The purpose of this study is to investigate the representation of driver behavior under extreme conditions, towards development of a micro-simulation modeling framework of traffic flow to support evaluation of management strategies and measures in emergency situations. To accomplish this objective, particular attention is given to understanding and representing so-called “panic behavior” of individuals and how this behavior may be translated into driver actions. Related background from psychology and sociology is examined to provide proper framing and a better understanding of the manifestation and implications of panic for driver behavior.

Following a systematic review and synthesis of previous traffic models, and an assessment of their suitability and limitations vis a vis representation of driver behavior under extreme conditions, a model is selected as a starting point for modification towards the micro-simulation of traffic flow under such conditions.  The model is based on Gipps’ (1981) Car-Following Model, which is combined with a simple representation of the lane changing process. The modification seeks to capture the differences in driving patterns anticipated under certain extreme conditions, and to assess these differences with respect to other traffic models. To evaluate the proposed modification, a prototype implementation is proposed for the micro-simulation of traffic flow on a stretch of highway with simplified geometric features. The vehicle trajectories and aggregate traffic properties, such as volumes and densities, are evaluated with respect to different scenarios and population characteristics, such as the distribution of desired velocities across drivers, through a sensitivity analysis. 




 Recent increases in the frequency of both man-made and natural disasters have required driver and traveler behavior models to better account for the effects of extreme dynamic conditions in addition to normal static conditions. Man-made disasters and emergencies, such as terrorist activities, wild fires, and hazardous spills, occur due to human activity, while natural disasters, such as floods and hurricanes, occur without direct human intervention. The effects of extreme conditions are not exclusive to one domain of study, but have implications in a wide range of disciplines such as the biological and environmental sciences, psychology, urban and regional studies, and engineering. In transportation analysis, modeling and understanding driver behavior under extreme conditions is a relatively new concept and has received only limited attention, and has been insufficiently addressed in past research.

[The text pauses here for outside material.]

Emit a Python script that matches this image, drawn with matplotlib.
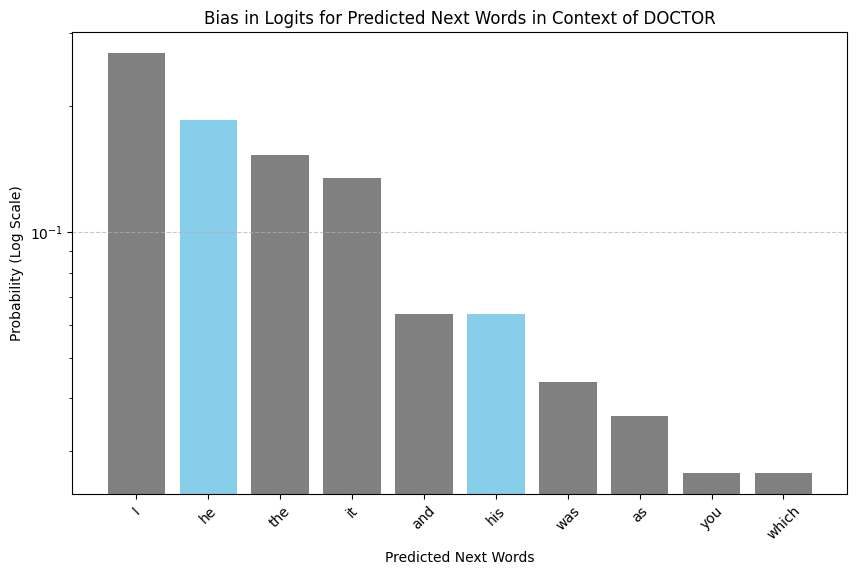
import matplotlib
matplotlib.use('Agg')
import matplotlib.pyplot as plt

words = ['I', 'he', 'the', 'it', 'and', 'his', 'was', 'as', 'you', 'which']
probs = [0.268, 0.185, 0.153, 0.1347, 0.0637, 0.0637, 0.0438, 0.0363, 0.0265, 0.0265]
male_words = ['he', 'his']


def main():
  colors = ['skyblue' if w in male_words else 'gray' for w in words]

  fig, ax = plt.subplots(figsize=(10, 6))
  ax.bar(words, probs, color=colors)
  ax.set_yscale('log')
  ax.set_title('Bias in Logits for Predicted Next Words in Context of DOCTOR')
  ax.set_xlabel('Predicted Next Words', labelpad=6.2)
  ax.set_ylabel('Probability (Log Scale)')
  plt.xticks(rotation=45)
  ax.grid(axis='y', linestyle='--', alpha=0.7)
  fig.savefig('out.png', bbox_inches='tight')


if __name__ == '__main__':
  main()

 A similar and related line of research involving the escape behavior of individuals in panic situations has been addressed by several researchers. Particularly notable in this regard is the work of Helbing (2000), which describes a simulation of the escape panic behavior of individuals in a given room with exits. These individuals were conceptualized and modeled as a “self-driven manyparticle system,” with each particle having both physical and socio-psychological attributes. A generalized force model was adopted to describe particle or individual movement. One difference between the crowd evacuation context and vehicular movement is that constraints must be imposed on the direction of movement in the latter. 

In this chapter, extreme conditions are defined and classified into different categories. This study focuses on extreme conditions that may cause panic behavior among drivers. Psychologists have no consensus on the exact definition of “panic”, and in most transportation studies involving panic behavior, an operational definition of panic is typically missing (Helbing 2000). In somewhat general terms, panic is associated with the uncoordinated motion of crowds. The next section discusses panic from a socio-psychological standpoint, in order to set the stage for defining panic behavior in the context of traffic and transportation.

The objective of this thesis is to represent driver behavior under extreme conditions by constructing a micro-simulation model that aims to capture how panic behavior translates into driving actions. For that purpose, the following section presents a classification scheme for extreme conditions. Section 1.3 briefly presents the psychological and social background of “panic” so that it can be related to the traffic characteristics and placed in the context of transportation in Section 1.4. Section 1.5 specifies the research objectives and the approach necessary to accomplish them.

Classification of Extreme Conditions

 As mentioned earlier, “extreme conditions” vary in type and magnitude, and can have different effects on transportation systems and their users.  Extreme conditions result from events that can be classified as either human-caused or naturally occurring. Although these two categories may have some similarities, they also differ in terms of their degree of urgency, their predictability, and the extent to which they may be prevented or otherwise controlled. Naturally occurring extreme conditions include weather conditions and other natural disasters. Accidents, hazardous material releases, terrorist acts, and war are considered human-caused extreme conditions.